A team of researchers unearthed new data on geographic denial of access to web content in a new paper.

403 error message Enlarge

When a website is blocked to users across an entire country, the popular first assumption is that a government censorship program is at work. While this can certainly be the case, there are other reasons online content might be nationally unavailable. Service operators and publishers sometimes deny access themselves, server-side, to clients from a variety of locations.

A team of researchers led by Prof. Roya Ensafi and PhD student Allison McDonald unearthed new data on this access denial in their paper, “403 Forbidden: A Global View of CDN Geoblocking,” to be presented at the 2018 ACM Internet Measurement Conference.

This paper presents the first wide-scale measurement study of server-side geographic restrictions, or geoblocking, a phenomenon in which websites block access for users in particular countries or regions. Many websites practice geoblocking to comply with international regulations, local legal requirements, or licensing restrictions, as well as to enforce market segmentation or prevent abuse. Some websites even do so simply to reduce unwanted traffic.

“Our data suggests that making it easy for websites to block entire countries likely contributes to overly-aggressive blocking of their customers,” says Ensafi.

Excessive blocking can result in entire national populations being unable to reach valuable sites and content, and the researchers say there is an abundance of evidence that overblocking frequently occurs.

Geoblocking has drawn increasing scrutiny from policymakers, the team says. A 2013 study by the Australian parliament concluded that geoblocking forces Australians to pay higher prices, and in 2017 the European Union banned some forms of geoblocking to foster a single European market.

Besides this, advocates say the practice can exacerbate a “balkanization” of the Internet, giving populations of different regions very different online experiences. For example, after the General Data Protection Regulation came into effect in May 2018, several major US-based news sites blocked access from Europe entirely. Some sites built on the Google App Engine are unavailable in Cuba and Iran by default, due to Google’s interpretation of U.S. regulations, and many regions that witness a high concentration of spam activities are blocked where enhanced security measures could be used instead.

The team hopes that quantifying geoblocking will help reduce these and other overblocking practices by highlighting the extent of its impact on users.

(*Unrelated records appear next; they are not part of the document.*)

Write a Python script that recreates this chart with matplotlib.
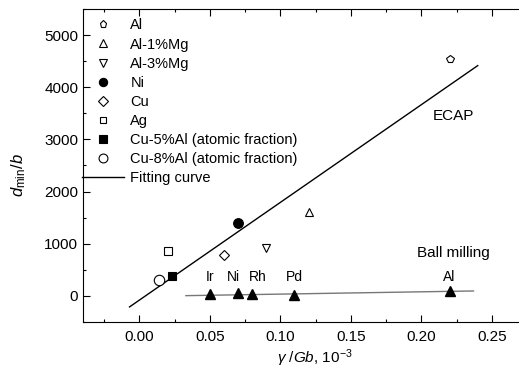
import numpy as np
import matplotlib.pyplot as plt
from matplotlib.ticker import MultipleLocator

plt.rcParams['font.family'] = ['Liberation Sans', 'DejaVu Sans']
plt.rcParams['mathtext.fontset'] = 'custom'
plt.rcParams['mathtext.rm'] = 'Liberation Sans'
plt.rcParams['mathtext.it'] = 'Liberation Sans:italic'

# ECAP data (gamma/Gb x 1e-3, d_min/b)
ecap_names = ['Al', 'Al-1%Mg', 'Al-3%Mg', 'Ni', 'Cu', 'Ag',
              'Cu-5%Al (atomic fraction)', 'Cu-8%Al (atomic fraction)']
ecap_x = [0.22, 0.12, 0.09, 0.07, 0.06, 0.02, 0.023, 0.014]
ecap_y = [4550, 1600, 925, 1400, 790, 870, 385, 310]
ecap_markers = ['p', '^', 'v', 'o', 'D', 's', 's', 'o']
ecap_filled = [False, False, False, True, False, False, True, False]
ecap_sizes = [6, 6, 6, 7, 5.5, 5.5, 6, 7.5]

# fitting line for ECAP
fit_x = [-0.007, 0.24]
fit_slope = 18730
fit_icpt = -80

# ball milling
bm_names = ['Ir', 'Ni', 'Rh', 'Pd', 'Al']
bm_x = [0.05, 0.07, 0.08, 0.11, 0.22]
bm_y = [30, 50, 30, 25, 100]
bm_label_x = [0.05, 0.067, 0.084, 0.11, 0.22]
bm_fit_x = [0.033, 0.237]
bm_fit_y = [5, 95]

fig = plt.figure(figsize=(5.19, 3.69), dpi=100)
ax = fig.add_axes([83 / 519, 1 - 322 / 369, 1 - 83 / 519 + 0.002, (322 - 9) / 369])

fx = np.array(fit_x)
fit_line, = ax.plot(fx, fit_slope * fx + fit_icpt, color='black', lw=1.0, zorder=2)
ax.plot(bm_fit_x, bm_fit_y, color='#777777', lw=1.0, zorder=2)

handles = []
for name, x, y, m, f, s in zip(ecap_names, ecap_x, ecap_y, ecap_markers, ecap_filled, ecap_sizes):
    h, = ax.plot([x], [y], linestyle='none', marker=m, ms=s, mew=0.8,
                 mec='black', mfc='black' if f else 'white', zorder=3)
    handles.append(h)

ax.plot(bm_x, bm_y, linestyle='none', marker='^', ms=7, color='black', zorder=3)
for name, x in zip(bm_names, bm_label_x):
    ax.text(x, 370, name, ha='center', va='center', fontsize=10)

ax.text(0.223, 3450, 'ECAP', ha='center', va='center', fontsize=11)
ax.text(0.223, 820, 'Ball milling', ha='center', va='center', fontsize=11)

leg = ax.legend(handles + [fit_line], ecap_names + ['Fitting curve'],
                loc='upper left', bbox_to_anchor=(-0.025, 1.0), frameon=False,
                fontsize=10.5, handlelength=2.9, handletextpad=0.45,
                labelspacing=0.35, borderaxespad=0.25, markerscale=0.85)

ax.set_xlim(-0.04, 0.27)
ax.set_ylim(-500, 5500)
ax.xaxis.set_minor_locator(MultipleLocator(0.025))
ax.yaxis.set_minor_locator(MultipleLocator(500))
ax.set_xticks([0.0, 0.05, 0.10, 0.15, 0.20, 0.25])
ax.set_xticklabels(['0.00', '0.05', '0.10', '0.15', '0.20', '0.25'])
ax.set_yticks([0, 1000, 2000, 3000, 4000, 5000])
ax.tick_params(which='both', direction='in', top=True, right=False, labelsize=11)
ax.tick_params(which='major', length=5, width=0.8)
ax.tick_params(axis='x', which='major', pad=6)
ax.tick_params(which='minor', length=2.5, width=0.8)
ax.spines['right'].set_visible(False)

ax.set_xlabel(r'$\gamma$ /$Gb$, 10$^{-3}$', fontsize=11)
ax.xaxis.set_label_coords(0.53, -0.08)
ax.set_ylabel(r'$d_{\rm min}/b$', fontsize=12)
ax.yaxis.set_label_coords(-0.125, 0.47)

fig.savefig('out.png', dpi=100)
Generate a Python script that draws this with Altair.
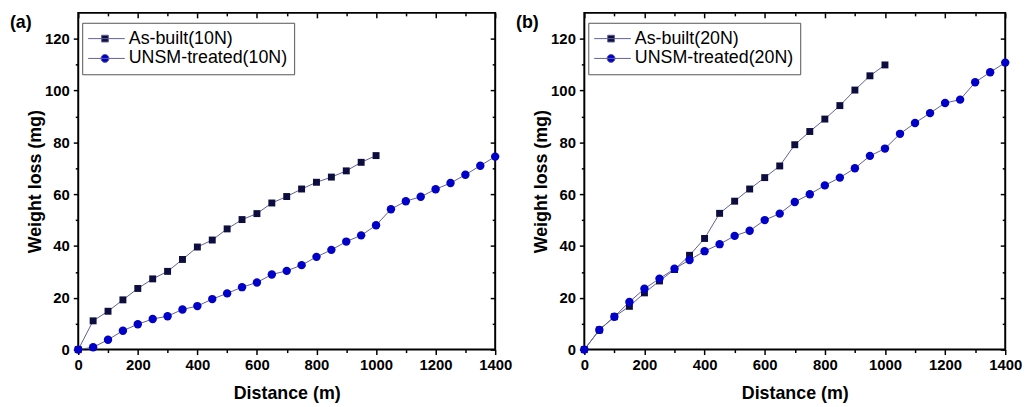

To help researchers and policymakers understand this phenomenon, the team developed a semi-automated system to detect instances where whole websites were rendered inaccessible due to geoblocking. By focusing on detecting geoblocking capabilities offered by large CDNs and cloud providers, they were able to reliably distinguish the practice from dynamic anti-abuse mechanisms and network-based censorship.

This distinction can be key in eliminating errors in internet censorship research. The findings indicate that 9% of domains on a widely used list of censored domains returned a CDN block page in at least one country.

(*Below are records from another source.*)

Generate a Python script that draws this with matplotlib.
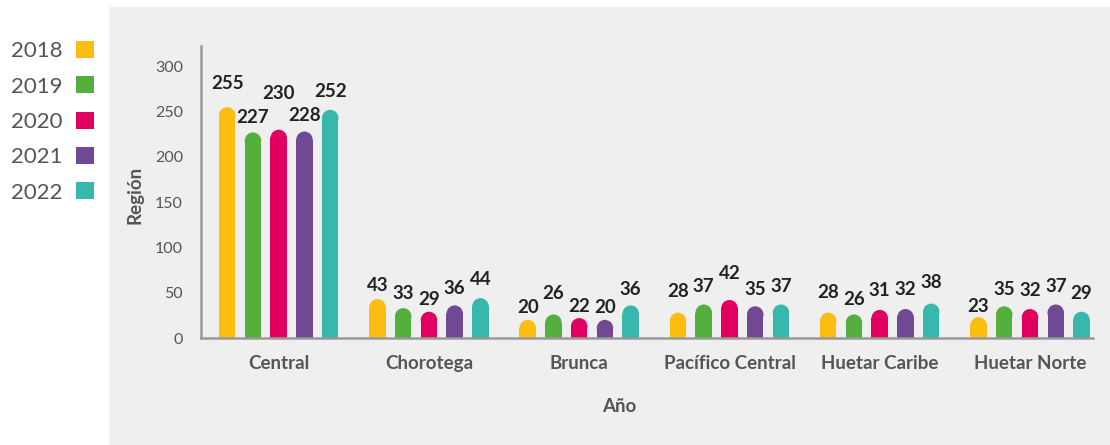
import matplotlib
matplotlib.use("Agg")
import matplotlib.pyplot as plt
from matplotlib.patches import Rectangle, Ellipse, Patch
import numpy as np

plt.rcParams['font.family'] = ['Lato', 'DejaVu Sans']

# ---- data ----
regions = ["Central", "Chorotega", "Brunca", "Pacífico Central", "Huetar Caribe", "Huetar Norte"]
years = ["2018", "2019", "2020", "2021", "2022"]
v2018 = [255, 43, 20, 28, 28, 23]
v2019 = [227, 33, 26, 37, 26, 35]
v2020 = [230, 29, 22, 42, 31, 32]
v2021 = [228, 36, 20, 35, 32, 37]
v2022 = [252, 44, 36, 37, 38, 29]
yticks = [0, 50, 100, 150, 200, 250, 300]

# label offsets above bar tops (px), per year x region (style only)
label_off = [
    [24, 14, 12, 21, 20, 11],
    [15, 15, 21, 18, 15, 17],
    [36, 12, 12, 26, 19, 19],
    [16, 17, 12, 17, 20, 18],
    [18, 19, 16, 18, 21, 18],
]

colors = ["#FCBD12", "#55AF3C", "#E1005F", "#704894", "#38B7AD"]
series = [v2018, v2019, v2020, v2021, v2022]

W, H, DPI = 1110, 445, 100
fig = plt.figure(figsize=(W / DPI, H / DPI), dpi=DPI, facecolor="white")

# gray panel
panel = Rectangle((109 / W, 0), 1 - 109 / W, (H - 7) / H,
                  transform=fig.transFigure, facecolor="#EFEFEF",
                  edgecolor="none", zorder=-10)
fig.patches.append(panel)

ax_l, ax_r, ax_t, ax_b = 201, 1093, 46, 338
ax = fig.add_axes([ax_l / W, 1 - ax_b / H, (ax_r - ax_l) / W, (ax_b - ax_t) / H])
ax.set_facecolor("none")
ax.set_zorder(1)

px_per_unit_y = 0.9056
ymax = (ax_b - ax_t) / px_per_unit_y
ax.set_ylim(0, ymax)
group_px = 150.26
ax.set_xlim(-77.7 / group_px, 5 + 63 / group_px)

x = np.arange(len(regions))
step = 25.75 / group_px
bw = 16.5 / group_px
r_y = (16.5 / 2) / px_per_unit_y

for i, (vals, c) in enumerate(zip(series, colors)):
    xs = x + (i - 2) * step
    for j, (xx, v) in enumerate(zip(xs, vals)):
        ax.add_patch(Rectangle((xx - bw / 2, 0), bw, v - r_y, facecolor=c,
                               edgecolor="none", zorder=2))
        ax.add_patch(Ellipse((xx, v - r_y), bw, 2 * r_y, facecolor=c,
                             edgecolor="none", zorder=2))
        ax.annotate(str(v), (xx, v), xytext=(0, label_off[i][j] * 72 / DPI),
                    textcoords="offset points", ha="center", va="center",
                    fontsize=13.5, fontweight="bold", color="#222222", zorder=3)

ax.set_xticks(x)
ax.set_xticklabels(regions, fontsize=13.5, fontweight="bold", color="#555555")
ax.set_yticks(yticks)
ax.set_yticklabels([str(t) for t in yticks], fontsize=11.5, color="#555555")
ax.tick_params(axis="y", length=0, pad=13)
ax.tick_params(axis="x", length=0, pad=12)

for s in ["top", "right"]:
    ax.spines[s].set_visible(False)
for s in ["left", "bottom"]:
    ax.spines[s].set_color("#999999")
    ax.spines[s].set_linewidth(1.8)

ax.set_xlabel("Año", fontsize=13.5, fontweight="bold", color="#555555")
ax.xaxis.set_label_coords((619 - ax_l) / (ax_r - ax_l), -(407 - ax_b) / (ax_b - ax_t))
ax.xaxis.label.set_va("center")
ax.set_ylabel("Región", fontsize=13.5, fontweight="bold", color="#555555")
ax.yaxis.set_label_coords(-(ax_l - 135) / (ax_r - ax_l), (ax_b - 195) / (ax_b - ax_t))
ax.yaxis.label.set_va("center")

handles = [Patch(facecolor=c, edgecolor="none") for c in colors]
fig.legend(handles, years, loc="upper right", bbox_to_anchor=(94 / W, 1 - 41 / H),
           frameon=False, markerfirst=False, fontsize=16, labelcolor="#555555",
           handlelength=0.8, handleheight=0.8, handletextpad=0.6,
           labelspacing=0.68, borderpad=0, borderaxespad=0)

fig.savefig("out.png", dpi=DPI, facecolor="white")
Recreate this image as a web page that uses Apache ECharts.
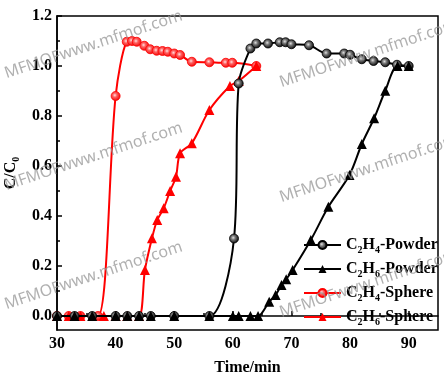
<!DOCTYPE html>
<html><head><meta charset="utf-8">
<script src="https://cdn.jsdelivr.net/npm/echarts@6/dist/echarts.min.js"></script>
<style>html,body{margin:0;padding:0;background:#fff}#c{width:444px;height:381px}</style>
</head><body><div id="c"></div>
<script>
// ---- data ----
const xTicks = [30, 40, 50, 60, 70, 80, 90];
const xMinorTicks = [35, 45, 55, 65, 75, 85];
const yTicks = [0, 0.2, 0.4, 0.6, 0.8, 1.0, 1.2];
const yMinorTicks = [0.1, 0.3, 0.5, 0.7, 0.9, 1.1];

const c2h4PowderX = [30,33,36,40,42,44,46,50,56,60.2,61,63,64,66,68,69,70,73,76,79,80,82,84,86,88,90];
const c2h4PowderY = [0,0,0,0,0,0,0,0,0,0.31,0.93,1.07,1.09,1.09,1.095,1.095,1.087,1.083,1.05,1.05,1.045,1.027,1.02,1.015,1.005,1.0];

const c2h6PowderX = [30,33,36,40,42,44,46,50,56,60,61,63,64.3,66.2,67.3,68.3,69.1,70.2,73.3,76.3,79.9,82,84.1,86,88.1,90];
const c2h6PowderY = [0,0,0,0,0,0,0,0,0,0,0,0,0,0.057,0.084,0.124,0.147,0.184,0.304,0.437,0.564,0.688,0.791,0.901,1.0,1.0];

const c2h4SphereX = [30,32,34,37,40,41.9,42.8,43.6,44.9,45.9,47,48,48.9,50,51,53,56,58.8,59.9,64];
const c2h4SphereY = [0,0,0,0,0.88,1.097,1.1,1.097,1.081,1.067,1.061,1.06,1.057,1.05,1.044,1.017,1.015,1.013,1.013,1.0];

const c2h6SphereX = [30,32,34,38,40,42,44,45,46.2,47.1,48.2,49.3,50.3,51,53,56,59.5,61,64];
const c2h6SphereY = [0,0,0,0,0,0,0,0.184,0.311,0.384,0.431,0.5,0.557,0.651,0.691,0.824,0.92,0.94,1.0];

const seriesNames = ['C2H4-Powder', 'C2H6-Powder', 'C2H4-Sphere', 'C2H6-Sphere'];
const legendRich = {
  'C2H4-Powder': '{n|C}{s|2}{n|H}{s|4}{n|-Powder}',
  'C2H6-Powder': '{n|C}{s|2}{n|H}{s|6}{n|-Powder}',
  'C2H4-Sphere': '{n|C}{s|2}{n|H}{s|4}{n|-Sphere}',
  'C2H6-Sphere': '{n|C}{s|2}{n|H}{s|6}{n|-Sphere}'
};
const watermark = 'MFMOFwww.mfmof.com';

// ---- build ----
const zip = (xs, ys) => xs.map((x, i) => [x, ys[i]]);
const FONT = 'Liberation Serif';
const RED = '#ff0000';
const BLACK = '#000000';
const ballBlack = {type:'radial', x:0.42, y:0.42, r:0.6, colorStops:[{offset:0,color:'#e0e0e0'},{offset:0.35,color:'#777'},{offset:1,color:'#000'}]};
const ballRed = {type:'radial', x:0.42, y:0.42, r:0.6, colorStops:[{offset:0,color:'#ffe0e0'},{offset:0.35,color:'#ff6060'},{offset:1,color:'#ee0000'}]};
const rich = {
  n: {fontFamily: FONT, fontWeight: 'bold', fontSize: 16, lineHeight: 20, color: '#000'},
  s: {fontFamily: FONT, fontWeight: 'bold', fontSize: 10, lineHeight: 10, verticalAlign: 'bottom', color: '#000'}
};

function mk(name, xs, ys, symbol, color, fill, z) {
  return {
    name, type: 'line', data: zip(xs, ys), smooth: 0.3,
    symbol, symbolSize: symbol === 'circle' ? 9 : 10,
    lineStyle: {color, width: 2},
    itemStyle: {color: fill, borderColor: color, borderWidth: symbol === 'circle' ? 0.8 : 0},
    z, animation: false
  };
}

const wmPos = [[5,74],[5,186],[5,305],[280,83],[280,198],[280,313]];

const chart = echarts.init(document.getElementById('c'));
chart.setOption({
  animation: false,
  backgroundColor: '#fff',
  grid: {left: 57, right: 6, top: 16, bottom: 51, containLabel: false, outerBoundsMode: 'none',
    show: true, borderColor: '#000', borderWidth: 1.5, backgroundColor: 'transparent'},
  xAxis: [{
    type: 'value', min: 30, max: 95, interval: 10,
    name: 'Time/min', nameLocation: 'middle', nameGap: 30,
    nameTextStyle: {fontFamily: FONT, fontWeight: 'bold', fontSize: 16, color: '#000'},
    axisLine: {show: true, lineStyle: {color: '#000', width: 1.5}},
    axisTick: {show: true, inside: true, length: 5, lineStyle: {color: '#000', width: 1.5}, customValues: xTicks},
    axisLabel: {fontFamily: FONT, fontWeight: 'bold', fontSize: 16, color: '#000', margin: 6, customValues: xTicks},
    splitLine: {show: false}
  }, {
    type: 'value', min: 30, max: 95, position: 'bottom',
    axisLine: {show: false},
    axisTick: {show: true, inside: true, length: 3, lineStyle: {color: '#000', width: 1.5}, customValues: xMinorTicks},
    axisLabel: {show: false}, splitLine: {show: false}
  }],
  yAxis: [{
    type: 'value', min: -0.056, max: 1.2,
    name: '{n|C/C}{s|0}', nameLocation: 'middle', nameGap: 36,
    nameTextStyle: {rich},
    axisLine: {show: true, lineStyle: {color: '#000', width: 1.5}},
    axisTick: {show: true, inside: true, length: 5, lineStyle: {color: '#000', width: 1.5}, customValues: yTicks},
    axisLabel: {fontFamily: FONT, fontWeight: 'bold', fontSize: 16, color: '#000', margin: 5, customValues: yTicks,
      formatter: v => v.toFixed(1)},
    splitLine: {show: false}
  }, {
    type: 'value', min: -0.056, max: 1.2, position: 'left',
    axisLine: {show: false},
    axisTick: {show: true, inside: true, length: 3, lineStyle: {color: '#000', width: 1.5}, customValues: yMinorTicks},
    axisLabel: {show: false}, splitLine: {show: false}
  }],
  legend: {
    data: seriesNames, orient: 'vertical', left: 298, top: 232, padding: 5,
    itemWidth: 37, itemHeight: 10, itemGap: 6,
    formatter: name => legendRich[name],
    textStyle: {rich, padding: [0,0,0,0]}
  },
  series: [
    mk(seriesNames[0], c2h4PowderX, c2h4PowderY, 'circle', BLACK, ballBlack, 4),
    mk(seriesNames[1], c2h6PowderX, c2h6PowderY, 'triangle', BLACK, BLACK, 4),
    mk(seriesNames[2], c2h4SphereX, c2h4SphereY, 'circle', RED, ballRed, 3),
    mk(seriesNames[3], c2h6SphereX, c2h6SphereY, 'triangle', RED, RED, 3)
  ],
  graphic: wmPos.map(p => ({
    type: 'text', x: p[0], y: p[1], rotation: 0.32, z: 100, silent: true,
    style: {text: watermark, fontFamily: 'Noto Sans', fontSize: 16, fill: 'rgba(150,150,150,0.75)', align: 'left', verticalAlign: 'middle'}
  }))
});
</script>
</body></html>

“Censorship measurement studies should take geoblocking into consideration before ascribing unavailable sites to network-based censorship,” says Ensafi.

Findings indicate that geoblocking occurs across a broad set of countries and sites – in fact it was observed in nearly all 177 countries in the study. Countries facing US economic sanctions such as Iran, Syria, Sudan, Cuba, and Russia experienced the highest rates, particularly for finance, banking, and shopping sites.

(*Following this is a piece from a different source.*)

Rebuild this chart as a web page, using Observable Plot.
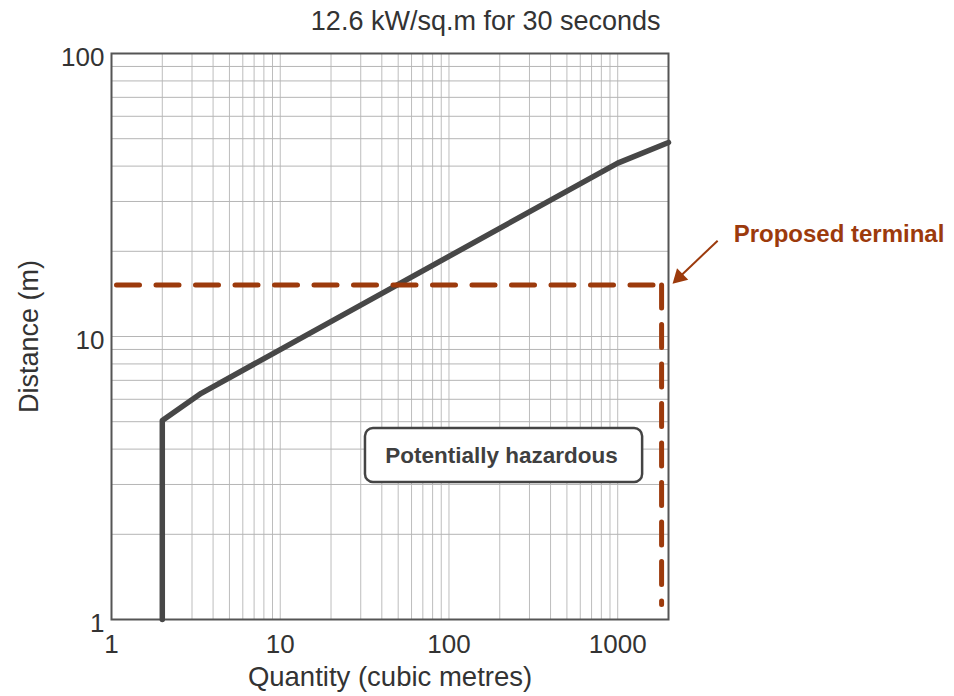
<!DOCTYPE html>
<html>
<head>
<meta charset="utf-8">
<script src="https://cdn.jsdelivr.net/npm/d3@7"></script>
<script src="https://cdn.jsdelivr.net/npm/@observablehq/plot@0.6"></script>
<style>
  html, body { margin: 0; padding: 0; background: #fff; }
  #chart svg { display: block; }
</style>
</head>
<body>
<div id="chart"></div>
<script>
// ---- Data ----
const title = "12.6 kW/sq.m for 30 seconds";
const xLabel = "Quantity (cubic metres)";
const yLabel = "Distance (m)";

const xTicks = [1, 10, 100, 1000];
const yTicks = [1, 10, 100];

const xGrid = [1, 2, 3, 4, 5, 6, 7, 8, 9,
               10, 20, 30, 40, 50, 60, 70, 80, 90,
               100, 200, 300, 400, 500, 600, 700, 800, 900,
               1000, 2000];
const yGrid = [1, 2, 3, 4, 5, 6, 7, 8, 9,
               10, 20, 30, 40, 50, 60, 70, 80, 90, 100];

// Hazard curve (quantity m3, distance m)
const curveQty  = [2, 2, 3.4, 1000, 2000];
const curveDist = [1, 5.05, 6.3, 41, 48.5];

// Proposed terminal
const terminalQty  = 1820;
const terminalDist = 15.2;
const terminalFloor = 1.13;

// Annotations
const terminalLabel = "Proposed terminal";
const terminalLabelQty = 4865, terminalLabelDist = 22.9;
const arrowFrom = {qty: 3910, dist: 21.8};
const arrowHead = {qty: 2317, dist: 16.2};

const hazardLabel = "Potentially hazardous";
const hazardBox = {qty1: 32, qty2: 1405, dist1: 3.05, dist2: 4.73};
const hazardLabelQty = 205, hazardLabelDist = 3.8;

const curve = curveQty.map((q, i) => ({q, d: curveDist[i]}));
const hLine = [{q: 1, d: terminalDist}, {q: terminalQty, d: terminalDist}];
const vLine = [{q: terminalQty, d: terminalDist}, {q: terminalQty, d: terminalFloor}];

const red = "#9c3a0c";
const ink = "#333";

const chart = Plot.plot({
  width: 954,
  height: 696,
  marginLeft: 111,
  marginRight: 286,
  marginTop: 53,
  marginBottom: 77,
  x: {type: "log", domain: [1, 2000]},
  y: {type: "log", domain: [1, 100]},
  style: {
    fontFamily: "'Liberation Sans', Arial, Helvetica, sans-serif",
    fontSize: "26px",
    color: ink,
    background: "#fff"
  },
  marks: [
    Plot.ruleX(xGrid, {stroke: "#bdbdbd", strokeWidth: 1}),
    Plot.ruleY(yGrid, {stroke: "#b5b5b5", strokeWidth: 1}),
    Plot.frame({stroke: "#555", strokeWidth: 2}),
    Plot.axisX({ticks: xTicks, tickSize: 0, tickPadding: 15, tickFormat: d => String(d),
                label: null, fontSize: 26}),
    Plot.axisY({ticks: yTicks, tickSize: 0, tickPadding: 7, dy: 4, tickFormat: d => String(d),
                label: null, fontSize: 26}),
    // hazard curve
    Plot.line(curve, {x: "q", y: "d", stroke: "#474747", strokeWidth: 5.5, strokeLinejoin: "round"}),
    // proposed terminal dashed lines
    Plot.line(hLine, {x: "q", y: "d", stroke: red, strokeWidth: 5,
                      strokeDasharray: "23,16.5", strokeDashoffset: 34.5}),
    Plot.line(vLine, {x: "q", y: "d", stroke: red, strokeWidth: 5,
                      strokeDasharray: "23,16.5"}),
    // potentially hazardous box
    Plot.rect([hazardBox], {x1: "qty1", x2: "qty2", y1: "dist1", y2: "dist2",
                            fill: "#fff", stroke: "#444", strokeWidth: 2.5, rx: 8}),
    Plot.text([hazardLabel], {x: () => hazardLabelQty, y: () => hazardLabelDist, text: d => d,
                              fontWeight: "bold", fontSize: 22.5, fill: "#3f3f3f"}),
    // annotation arrow
    Plot.link([{}], {x1: () => arrowFrom.qty, y1: () => arrowFrom.dist,
                     x2: () => arrowHead.qty, y2: () => arrowHead.dist,
                     stroke: red, strokeWidth: 2}),
    Plot.dot([{}], {x: () => arrowHead.qty, y: () => arrowHead.dist, symbol: "triangle",
                    r: 6, rotate: 226, fill: red, stroke: "none"}),
    Plot.text([terminalLabel], {x: () => terminalLabelQty, y: () => terminalLabelDist, text: d => d,
                                textAnchor: "start", fontWeight: "bold", fontSize: 24, fill: red}),
    // title and axis labels
    Plot.text([title], {frameAnchor: "top-right", textAnchor: "end", lineAnchor: "middle",
                        dx: -8, dy: -32, text: d => d, fontSize: 27, fill: ink}),
    Plot.text([xLabel], {frameAnchor: "bottom", lineAnchor: "middle", dy: 58,
                         text: d => d, fontSize: 27.5, fill: ink}),
    Plot.text([yLabel], {frameAnchor: "left", textAnchor: "middle", lineAnchor: "middle",
                         dx: -82, rotate: -90, text: d => d, fontSize: 27, fill: ink})
  ]
});
document.getElementById("chart").append(chart);
</script>
</body>
</html>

Researchers applied the techniques to test for geoblocking across the Alexa Top 10K sites from thousands of vantage points in 177 countries. They then expanded the measurement to a sample of content-delivery network customers in the Alexa Top Million. The team observed a median of 3 domains inaccessible due to geoblocking per country, with a maximum of 71 domains blocked in Syria. The domains in the Alexa Top Million saw an overall rate of 4.4% of domains using their CDN’s geoblocking feature in at least one country.

The team collaborated with Cloudflare to verify their observations and gain additional insights into the phenomenon. In particular, the authors found that geoblocking is rapidly becoming more prevalent, adding all the more urgency to their continued work of highlighting the practice’s negative impact. In the best case, their efforts will sway other CDNs and cloud providers to limit access to the tools and encourage a more open, inclusive internet.